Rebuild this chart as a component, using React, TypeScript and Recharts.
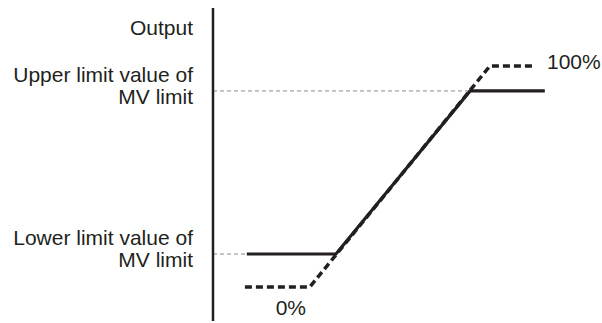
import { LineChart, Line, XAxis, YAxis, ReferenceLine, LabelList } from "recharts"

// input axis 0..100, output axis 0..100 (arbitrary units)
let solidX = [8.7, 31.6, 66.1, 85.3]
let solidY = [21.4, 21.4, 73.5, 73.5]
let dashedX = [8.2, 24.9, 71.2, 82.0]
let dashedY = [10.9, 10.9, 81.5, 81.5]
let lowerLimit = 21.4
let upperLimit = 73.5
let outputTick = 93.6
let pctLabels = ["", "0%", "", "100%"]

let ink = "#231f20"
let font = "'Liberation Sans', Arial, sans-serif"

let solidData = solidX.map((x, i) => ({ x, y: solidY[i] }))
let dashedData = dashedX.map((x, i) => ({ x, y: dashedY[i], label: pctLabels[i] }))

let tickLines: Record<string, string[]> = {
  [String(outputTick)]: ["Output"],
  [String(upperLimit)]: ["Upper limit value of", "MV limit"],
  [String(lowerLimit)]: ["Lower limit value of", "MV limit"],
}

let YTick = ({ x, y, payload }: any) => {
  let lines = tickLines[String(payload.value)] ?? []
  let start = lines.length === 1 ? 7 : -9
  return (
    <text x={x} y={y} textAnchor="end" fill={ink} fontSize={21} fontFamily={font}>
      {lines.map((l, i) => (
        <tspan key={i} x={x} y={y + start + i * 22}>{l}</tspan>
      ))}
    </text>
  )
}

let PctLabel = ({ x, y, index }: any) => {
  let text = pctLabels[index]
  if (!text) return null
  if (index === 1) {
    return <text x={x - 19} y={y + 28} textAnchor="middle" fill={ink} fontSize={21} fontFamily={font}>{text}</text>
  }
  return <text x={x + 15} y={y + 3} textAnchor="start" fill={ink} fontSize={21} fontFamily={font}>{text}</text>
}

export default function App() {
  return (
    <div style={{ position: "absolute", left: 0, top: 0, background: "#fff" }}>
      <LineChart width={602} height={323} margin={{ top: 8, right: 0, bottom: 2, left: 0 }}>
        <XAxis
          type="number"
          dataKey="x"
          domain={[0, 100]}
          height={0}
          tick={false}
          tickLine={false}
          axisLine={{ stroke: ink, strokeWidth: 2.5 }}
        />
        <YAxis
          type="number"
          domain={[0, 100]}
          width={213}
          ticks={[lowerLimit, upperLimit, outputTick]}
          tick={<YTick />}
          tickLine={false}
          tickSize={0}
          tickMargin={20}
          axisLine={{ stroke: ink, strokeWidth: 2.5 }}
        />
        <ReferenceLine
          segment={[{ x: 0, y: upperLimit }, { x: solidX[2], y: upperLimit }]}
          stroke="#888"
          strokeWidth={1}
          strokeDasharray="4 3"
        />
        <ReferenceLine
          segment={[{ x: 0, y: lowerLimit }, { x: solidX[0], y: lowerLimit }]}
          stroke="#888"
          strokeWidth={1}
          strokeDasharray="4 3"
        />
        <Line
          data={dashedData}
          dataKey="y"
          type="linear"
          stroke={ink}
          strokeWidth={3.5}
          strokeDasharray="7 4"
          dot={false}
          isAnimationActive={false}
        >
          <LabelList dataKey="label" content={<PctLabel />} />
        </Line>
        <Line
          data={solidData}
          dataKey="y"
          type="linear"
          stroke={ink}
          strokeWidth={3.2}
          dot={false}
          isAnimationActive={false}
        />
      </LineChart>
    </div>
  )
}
════════════════
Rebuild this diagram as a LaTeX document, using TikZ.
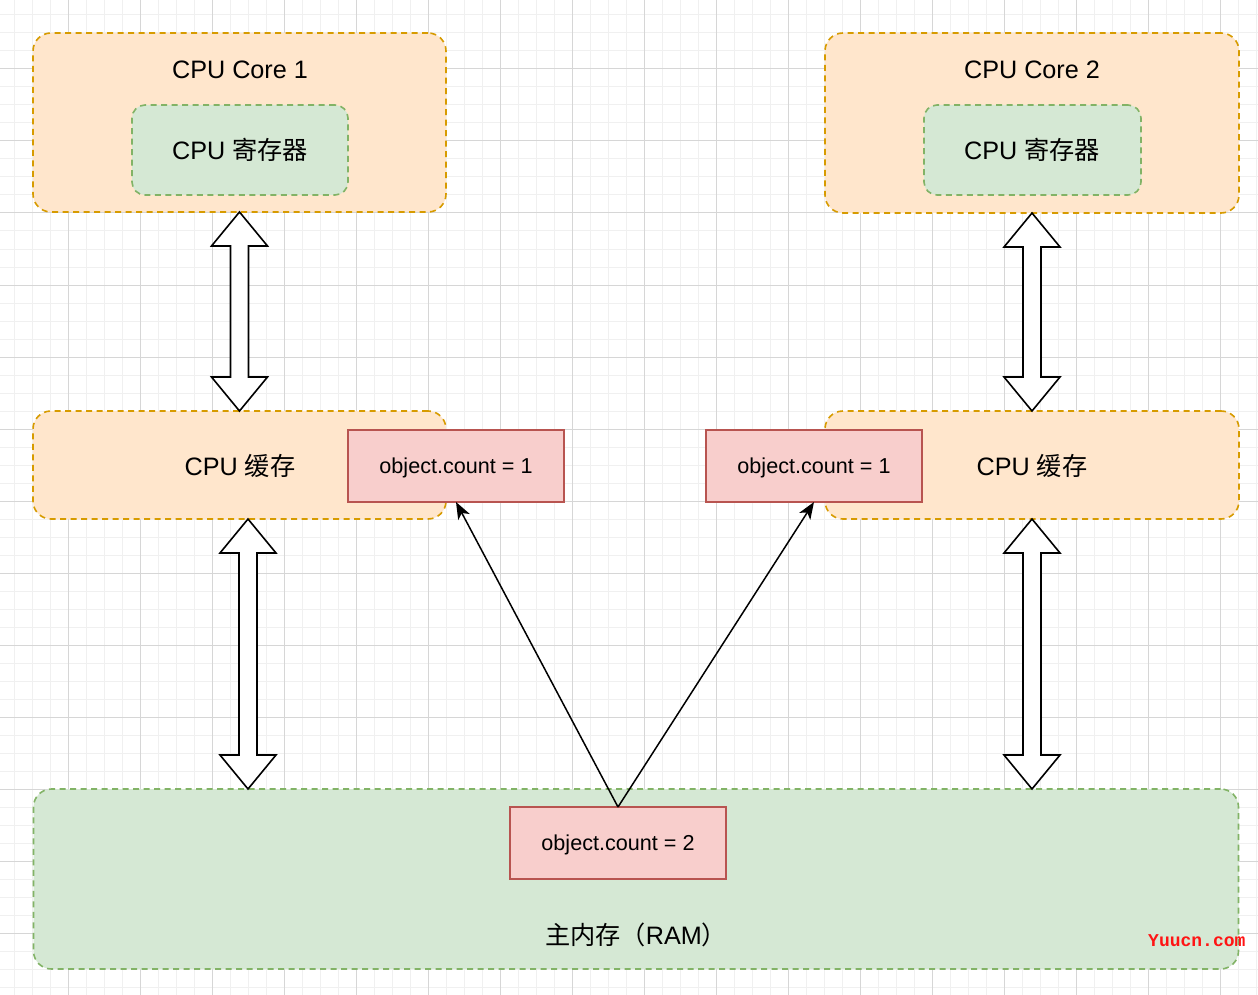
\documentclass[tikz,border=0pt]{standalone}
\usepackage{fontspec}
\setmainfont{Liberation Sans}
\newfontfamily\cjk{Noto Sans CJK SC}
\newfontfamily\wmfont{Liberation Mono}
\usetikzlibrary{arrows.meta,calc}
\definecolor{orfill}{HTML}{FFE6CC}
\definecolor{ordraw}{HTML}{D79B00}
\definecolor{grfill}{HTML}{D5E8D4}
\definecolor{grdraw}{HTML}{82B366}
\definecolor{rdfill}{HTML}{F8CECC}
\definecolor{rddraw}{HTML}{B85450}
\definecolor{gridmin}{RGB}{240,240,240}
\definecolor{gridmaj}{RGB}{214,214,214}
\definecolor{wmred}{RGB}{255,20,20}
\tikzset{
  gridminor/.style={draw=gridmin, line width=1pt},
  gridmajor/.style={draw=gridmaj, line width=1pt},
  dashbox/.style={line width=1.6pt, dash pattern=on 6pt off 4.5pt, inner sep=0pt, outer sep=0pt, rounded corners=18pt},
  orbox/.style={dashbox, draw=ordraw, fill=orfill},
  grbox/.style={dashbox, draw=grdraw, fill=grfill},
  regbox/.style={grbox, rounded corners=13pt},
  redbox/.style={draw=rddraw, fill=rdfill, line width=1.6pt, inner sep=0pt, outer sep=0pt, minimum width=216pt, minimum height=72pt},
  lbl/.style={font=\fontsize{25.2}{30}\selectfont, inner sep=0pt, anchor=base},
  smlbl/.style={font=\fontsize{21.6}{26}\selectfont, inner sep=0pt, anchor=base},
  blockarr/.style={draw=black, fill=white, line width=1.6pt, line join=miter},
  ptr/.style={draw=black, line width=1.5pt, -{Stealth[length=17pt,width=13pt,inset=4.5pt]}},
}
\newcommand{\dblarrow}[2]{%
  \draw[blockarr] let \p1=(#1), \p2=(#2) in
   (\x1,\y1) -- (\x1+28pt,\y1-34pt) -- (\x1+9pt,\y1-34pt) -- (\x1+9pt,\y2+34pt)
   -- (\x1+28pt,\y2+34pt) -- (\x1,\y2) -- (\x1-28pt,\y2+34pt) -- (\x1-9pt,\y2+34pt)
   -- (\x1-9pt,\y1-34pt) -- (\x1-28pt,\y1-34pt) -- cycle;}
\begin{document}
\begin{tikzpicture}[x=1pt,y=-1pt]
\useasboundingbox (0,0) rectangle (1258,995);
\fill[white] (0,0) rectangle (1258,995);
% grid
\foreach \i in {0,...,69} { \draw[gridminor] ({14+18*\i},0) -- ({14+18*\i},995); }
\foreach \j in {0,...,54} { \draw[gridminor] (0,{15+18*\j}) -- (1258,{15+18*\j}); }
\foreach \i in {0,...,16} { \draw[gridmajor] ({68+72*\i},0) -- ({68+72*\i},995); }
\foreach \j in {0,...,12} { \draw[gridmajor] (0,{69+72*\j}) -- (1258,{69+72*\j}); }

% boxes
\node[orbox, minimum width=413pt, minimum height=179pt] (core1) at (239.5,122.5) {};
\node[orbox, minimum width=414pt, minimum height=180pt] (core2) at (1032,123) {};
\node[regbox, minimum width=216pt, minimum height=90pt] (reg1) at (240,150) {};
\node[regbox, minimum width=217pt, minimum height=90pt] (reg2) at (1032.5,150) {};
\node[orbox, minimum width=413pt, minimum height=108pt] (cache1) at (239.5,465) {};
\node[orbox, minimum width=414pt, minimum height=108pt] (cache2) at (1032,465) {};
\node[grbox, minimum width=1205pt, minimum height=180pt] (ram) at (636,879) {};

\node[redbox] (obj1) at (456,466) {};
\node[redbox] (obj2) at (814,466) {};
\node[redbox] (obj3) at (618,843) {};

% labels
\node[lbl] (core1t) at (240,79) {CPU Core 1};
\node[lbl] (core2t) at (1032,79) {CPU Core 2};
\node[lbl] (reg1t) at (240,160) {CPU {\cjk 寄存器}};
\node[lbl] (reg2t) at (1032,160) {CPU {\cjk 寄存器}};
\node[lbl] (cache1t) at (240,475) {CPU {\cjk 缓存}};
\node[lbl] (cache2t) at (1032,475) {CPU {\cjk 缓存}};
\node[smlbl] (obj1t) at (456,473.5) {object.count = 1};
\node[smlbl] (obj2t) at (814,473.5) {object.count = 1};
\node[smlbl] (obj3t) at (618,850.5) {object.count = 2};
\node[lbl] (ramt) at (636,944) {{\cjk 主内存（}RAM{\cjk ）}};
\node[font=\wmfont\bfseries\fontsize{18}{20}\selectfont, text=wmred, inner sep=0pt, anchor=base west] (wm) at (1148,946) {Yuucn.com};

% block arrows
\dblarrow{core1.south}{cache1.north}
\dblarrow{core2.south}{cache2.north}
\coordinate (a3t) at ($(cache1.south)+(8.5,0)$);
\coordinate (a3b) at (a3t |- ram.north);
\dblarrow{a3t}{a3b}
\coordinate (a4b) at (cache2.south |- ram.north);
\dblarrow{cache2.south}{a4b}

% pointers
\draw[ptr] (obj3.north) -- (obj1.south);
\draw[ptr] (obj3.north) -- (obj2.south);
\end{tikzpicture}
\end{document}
════════════════
Return all lines containing the word "this".

Full response
Rebuild this chart as a component, using React, TypeScript and Recharts.
Rebuild this diagram as a LaTeX document, using TikZ.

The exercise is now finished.